22 The food of Solomon for one day was thirty dry measures of choice meal and sixty dry measures of flour; 23 ten stall-fed oxen and twenty pasture-fed oxen and a hundred sheep, besides deer and buck gazelles and roebucks and well-fed fowls.

(Emphasis added.)

I chose the Lexham English Bible as I thought it captured the Hebrew best in this instance.  I will let you look that up for yourself.  Still, a few comments might help.  First, oxen and cattle are basically the same thing.  The difference only comes from how they are used–oxen are used to pull plows, etc.  In other words, they are trained to work while other cattle are not.  There are not separate Hebrew words for oxen and cattle, but rather the context tells us which it should be.  In this passage, I am not sure that oxen is the best choice, but I do not quibble with it much given what I just said.

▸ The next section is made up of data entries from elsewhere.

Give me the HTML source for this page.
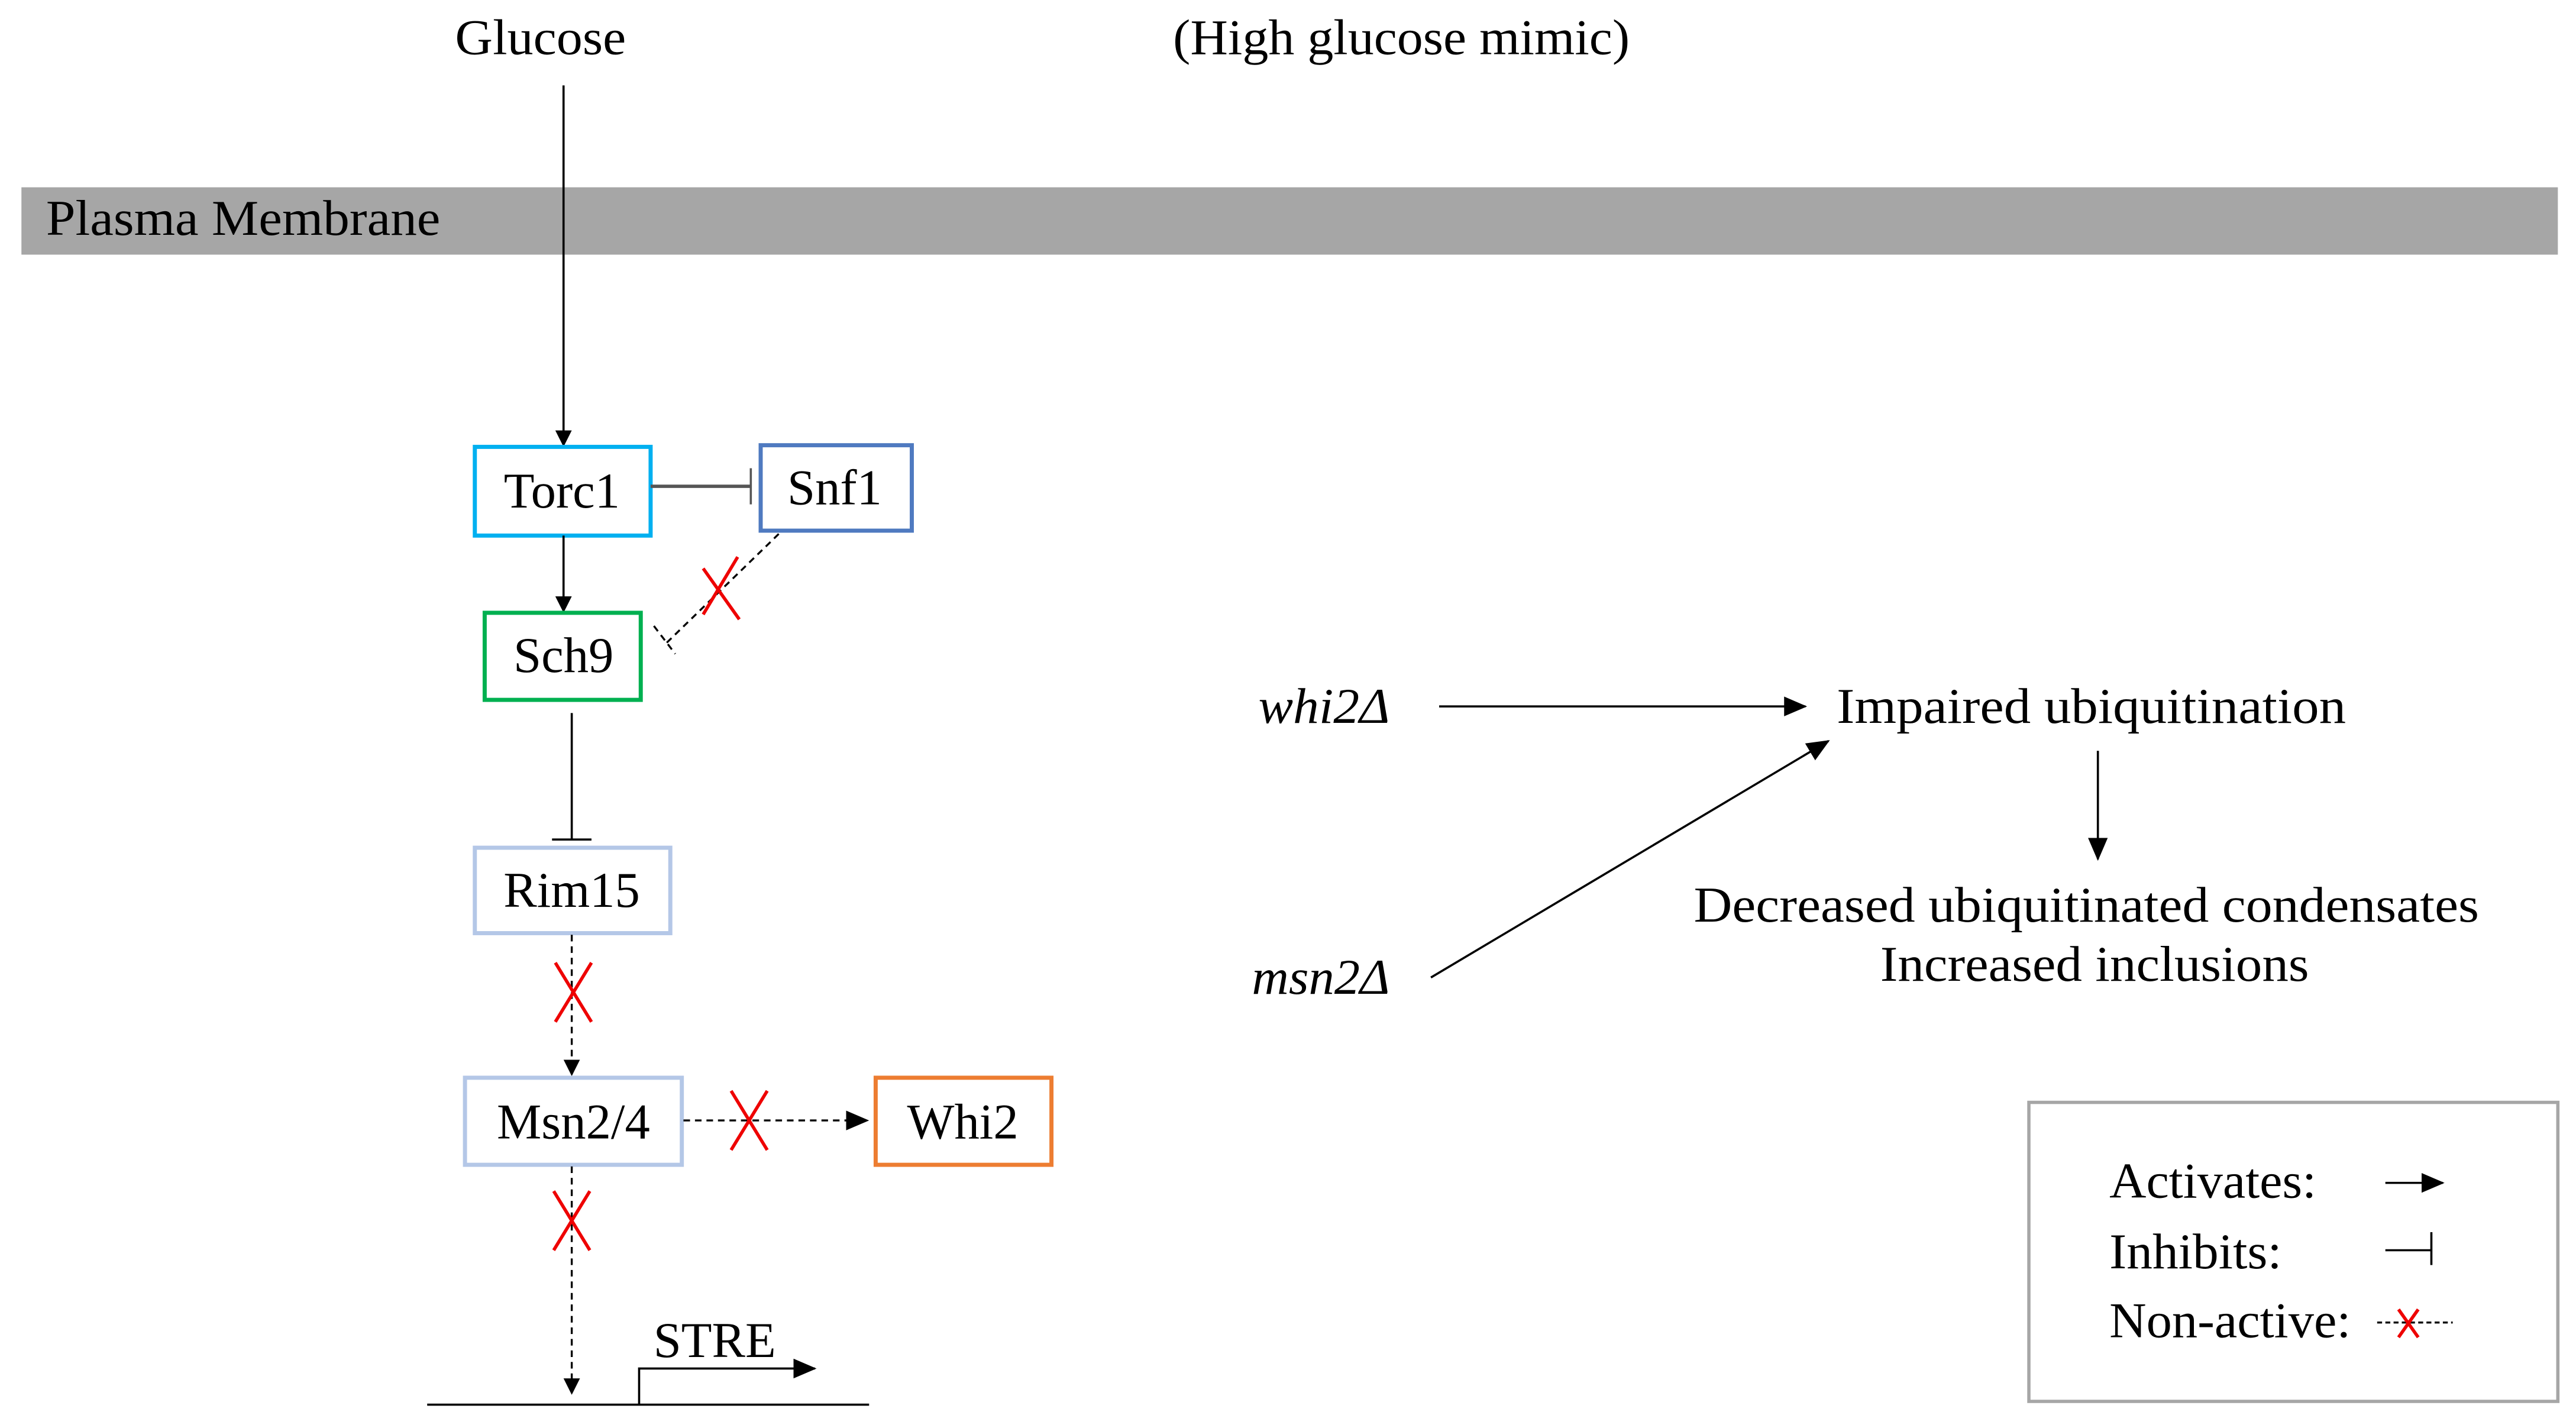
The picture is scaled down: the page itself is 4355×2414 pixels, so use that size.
<!DOCTYPE html>
<html><head><meta charset="utf-8"><style>html,body{margin:0;padding:0;background:#fff}svg{display:block}</style></head>
<body>
<svg xmlns="http://www.w3.org/2000/svg" width="4355" height="2414" viewBox="0 0 1568 869.2">
<defs>
<marker id="a" markerWidth="10" markerHeight="10" refX="9" refY="5" orient="auto" markerUnits="userSpaceOnUse"><path d="M0,0 L10,5 L0,10 Z" fill="#000"/></marker>
<marker id="b" markerWidth="14" markerHeight="12" refX="13" refY="6" orient="auto" markerUnits="userSpaceOnUse"><path d="M0,0 L14,6 L0,12 Z" fill="#000"/></marker>
</defs>
<rect width="1568" height="870" fill="#fff"/>
<g font-family="Liberation Serif, serif" font-size="30.5" fill="#000">
<text x="329" y="33" text-anchor="middle" textLength="104" lengthAdjust="spacingAndGlyphs">Glucose</text>
<text x="853" y="33" text-anchor="middle" textLength="278" lengthAdjust="spacingAndGlyphs">(High glucose mimic)</text>
<rect x="13" y="114" width="1544" height="41" fill="#a6a6a6"/>
<text x="28" y="143" textLength="240" lengthAdjust="spacingAndGlyphs">Plasma Membrane</text>

<line x1="343" y1="52" x2="343" y2="271" stroke="#000" stroke-width="1.3" marker-end="url(#a)"/>
<rect x="289" y="272" width="107" height="54" fill="#fff" stroke="#00b0f0" stroke-width="2.5"/>
<text x="342" y="309" text-anchor="middle">Torc1</text>
<rect x="463" y="271" width="92" height="52" fill="#fff" stroke="#4f7ac0" stroke-width="2.5"/>
<text x="508" y="307" text-anchor="middle">Snf1</text>
<line x1="396" y1="296" x2="457" y2="296" stroke="#555" stroke-width="2"/>
<line x1="457" y1="285" x2="457" y2="307" stroke="#555" stroke-width="1.3"/>
<line x1="343" y1="326" x2="343" y2="372" stroke="#000" stroke-width="1.3" marker-end="url(#a)"/>
<rect x="295" y="373" width="95" height="53" fill="#fff" stroke="#00b050" stroke-width="2.5"/>
<text x="343" y="409" text-anchor="middle">Sch9</text>
<line x1="474" y1="325" x2="405" y2="392" stroke="#000" stroke-width="1.2" stroke-dasharray="4,3"/>
<line x1="398" y1="381" x2="411" y2="398" stroke="#000" stroke-width="1.2" stroke-dasharray="4,3"/>
<g stroke="#e00" stroke-width="2"><line x1="428" y1="346" x2="450" y2="377"/><line x1="449" y1="339" x2="428" y2="374"/></g>

<line x1="348" y1="434" x2="348" y2="511" stroke="#000" stroke-width="1.3"/>
<line x1="336" y1="511" x2="360" y2="511" stroke="#000" stroke-width="1.3"/>
<rect x="289" y="516" width="119" height="52" fill="#fff" stroke="#b4c7e7" stroke-width="2.5"/>
<text x="348" y="552" text-anchor="middle">Rim15</text>
<line x1="348" y1="569" x2="348" y2="654" stroke="#000" stroke-width="1.2" stroke-dasharray="4,3" marker-end="url(#a)"/>
<g stroke="#e00" stroke-width="2"><line x1="338" y1="586" x2="360" y2="622"/><line x1="360" y1="586" x2="338" y2="622"/></g>
<rect x="283" y="656" width="132" height="53" fill="#fff" stroke="#b4c7e7" stroke-width="2.5"/>
<text x="349" y="693" text-anchor="middle">Msn2/4</text>
<line x1="416" y1="682" x2="528" y2="682" stroke="#000" stroke-width="1.2" stroke-dasharray="4,3" marker-end="url(#b)"/>
<g stroke="#e00" stroke-width="2"><line x1="445" y1="664" x2="467" y2="700"/><line x1="467" y1="664" x2="445" y2="700"/></g>
<rect x="533" y="656" width="107" height="53" fill="#fff" stroke="#ed7d31" stroke-width="2.5"/>
<text x="586" y="693" text-anchor="middle">Whi2</text>
<line x1="348" y1="710" x2="348" y2="848" stroke="#000" stroke-width="1.2" stroke-dasharray="4,3" marker-end="url(#a)"/>
<g stroke="#e00" stroke-width="2"><line x1="337" y1="725" x2="359" y2="761"/><line x1="359" y1="725" x2="337" y2="761"/></g>
<line x1="260" y1="855" x2="529" y2="855" stroke="#000" stroke-width="1.3"/>
<polyline points="389,855 389,833 496,833" fill="none" stroke="#000" stroke-width="1.3" marker-end="url(#b)"/>
<text x="435" y="826" text-anchor="middle">STRE</text>

<text x="766" y="440" font-style="italic" textLength="80" lengthAdjust="spacingAndGlyphs">whi2Δ</text>
<line x1="876" y1="430" x2="1099" y2="430" stroke="#000" stroke-width="1.3" marker-end="url(#b)"/>
<text x="1118" y="440" textLength="310" lengthAdjust="spacingAndGlyphs">Impaired ubiquitination</text>
<text x="762" y="605" font-style="italic" textLength="84" lengthAdjust="spacingAndGlyphs">msn2Δ</text>
<line x1="871" y1="595" x2="1113" y2="451" stroke="#000" stroke-width="1.3" marker-end="url(#b)"/>
<line x1="1277" y1="457" x2="1277" y2="523" stroke="#000" stroke-width="1.3" marker-end="url(#b)"/>
<text x="1270" y="561" text-anchor="middle" textLength="478" lengthAdjust="spacingAndGlyphs">Decreased ubiquitinated condensates</text>
<text x="1275" y="597" text-anchor="middle" textLength="261" lengthAdjust="spacingAndGlyphs">Increased inclusions</text>

<rect x="1235" y="671" width="322" height="182" fill="#fff" stroke="#a6a6a6" stroke-width="2"/>
<text x="1284" y="729" textLength="126" lengthAdjust="spacingAndGlyphs">Activates:</text>
<line x1="1452" y1="720" x2="1487" y2="720" stroke="#000" stroke-width="1.3" marker-end="url(#b)"/>
<text x="1284" y="772" textLength="105" lengthAdjust="spacingAndGlyphs">Inhibits:</text>
<line x1="1452" y1="761" x2="1480" y2="761" stroke="#000" stroke-width="1.3"/>
<line x1="1480" y1="750" x2="1480" y2="770" stroke="#000" stroke-width="1.3"/>
<text x="1284" y="814" textLength="147" lengthAdjust="spacingAndGlyphs">Non-active:</text>
<line x1="1447" y1="805" x2="1493" y2="805" stroke="#000" stroke-width="1.2" stroke-dasharray="3,2"/>
<g stroke="#e00" stroke-width="2"><line x1="1460" y1="797" x2="1472" y2="814"/><line x1="1472" y1="797" x2="1460" y2="814"/></g>
</g>
</svg>
</body></html>
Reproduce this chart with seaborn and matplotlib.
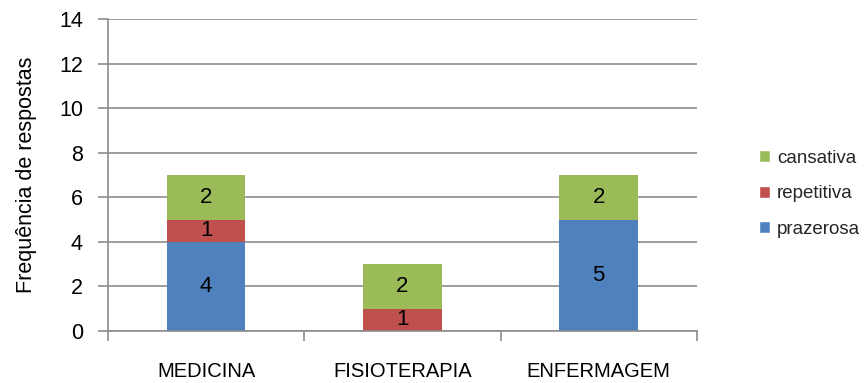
import matplotlib
matplotlib.use("Agg")
import matplotlib.pyplot as plt
import seaborn as sns
import numpy as np
from matplotlib.patches import Patch

cursos = ["MEDICINA", "FISIOTERAPIA", "ENFERMAGEM"]
prazerosa = [4, 0, 5]
repetitiva = [1, 1, 0]
cansativa = [2, 2, 2]
series_nomes = ["prazerosa", "repetitiva", "cansativa"]
cores = ["#4F81BD", "#C0504D", "#9BBB59"]
y_ticks = [0, 2, 4, 6, 8, 10, 12, 14]

sns.set_theme(style="white")
plt.rcParams["font.family"] = ["Liberation Sans Narrow", "Liberation Sans", "DejaVu Sans"]

fig = plt.figure(figsize=(8.66, 3.83), dpi=100)
ax = fig.add_axes([0.1247, 0.1358, 0.68, 0.8142])

valores = [prazerosa, repetitiva, cansativa]
base = np.zeros(len(cursos))
for nome, vals, cor in zip(series_nomes, valores, cores):
    sns.barplot(x=cursos, y=vals, bottom=base, color=cor, width=0.4,
                saturation=1, linewidth=0, ax=ax, order=cursos)
    for i, v in enumerate(vals):
        if v > 0:
            ax.text(i, base[i] + v / 2, str(v), ha="center", va="center",
                    fontsize=16, color="black")
    base = base + np.array(vals)

ax.set_ylim(0, 14)
ax.set_xlim(-0.5, 2.5)
ax.set_yticks(y_ticks)
ax.yaxis.grid(True, color="#8c8c8c", linewidth=1.2)
ax.set_axisbelow(True)

for s in ["top", "right"]:
    ax.spines[s].set_visible(False)
for s in ["left", "bottom"]:
    ax.spines[s].set_color("#8c8c8c")
    ax.spines[s].set_linewidth(1.2)

ax.tick_params(axis="y", which="major", left=True, length=7, width=1.2,
               color="#8c8c8c", labelsize=15.5, pad=11)
ax.tick_params(axis="x", which="major", bottom=False, labelsize=14.5, pad=16)
ax.set_xticks([-0.5, 0.5, 1.5, 2.5], minor=True)
ax.tick_params(axis="x", which="minor", bottom=True, length=7, width=1.2,
               color="#8c8c8c")
for lab in ax.get_yticklabels() + ax.get_xticklabels():
    lab.set_color("black")

ax.set_xlabel("")
ax.set_ylabel("Frequência de respostas", fontsize=15.5, color="black")
ax.yaxis.set_label_coords(-0.12, 0.5)

handles = [Patch(facecolor=c, label=n) for n, c in zip(series_nomes, cores)][::-1]
fig.legend(handles=handles, loc="center left", bbox_to_anchor=(0.857, 0.494),
           frameon=False, fontsize=13.5, handlelength=0.6, handleheight=0.6,
           handletextpad=0.35, labelspacing=1.0)

fig.savefig("out.png", dpi=100)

Second, the Hebrew word translated “stall-fed” here is the Hebrew word for “fat.”  The question is how do you get these cattle so fat. The answer chosen by the translators here and in other versions is that they were stall-fed.  A reason for this choice is that the very next phrase sets off these “fat cattle” against “pastured cattle.”  Thus, it is reasonable to assume that “fat cattle” and “pastured cattle” are not the exact same thing or they would not be listed separately side-by-side in the list as if they are separate things.  It would just read “thirty cattle.”  Thus, I think the translation here best catches it: ten stall-fed (probably grain-fed and hay-fed and whatever else they could come up with to fatten up cattle not on pasture–you know, sort of like the fattened calf other places in Scripture) and twenty grass-fed and grass-finished cattle (i.e., kept on pasture instead of in a stall, which gives them more exercise and makes them leaner.)

In conclusion, Solomon’s answer seems to be that a table with great bounty and blessing on it includes a marvelous variety of food.  A part of that marvelous variety is stall-fed beef and another part is pastured beef.  Both seemed acceptable and desirable to Solomon.

So, what are we going to do?

Well, we might try both, but right now we are going with grass-fed and finished.  We have lots of grass and hay for free, and we feel sorry for our animals when they are all cooped-up because they don’t like it.  But, I would be wiling to try grain-finishing one as well.  (I would just have to buy the grain and pen the steer up, which would be less fun for me and him.  Thus, again, the preference for grass finishing.)

I guess if it is good enough for Solomon’s table, it is good enough for mine!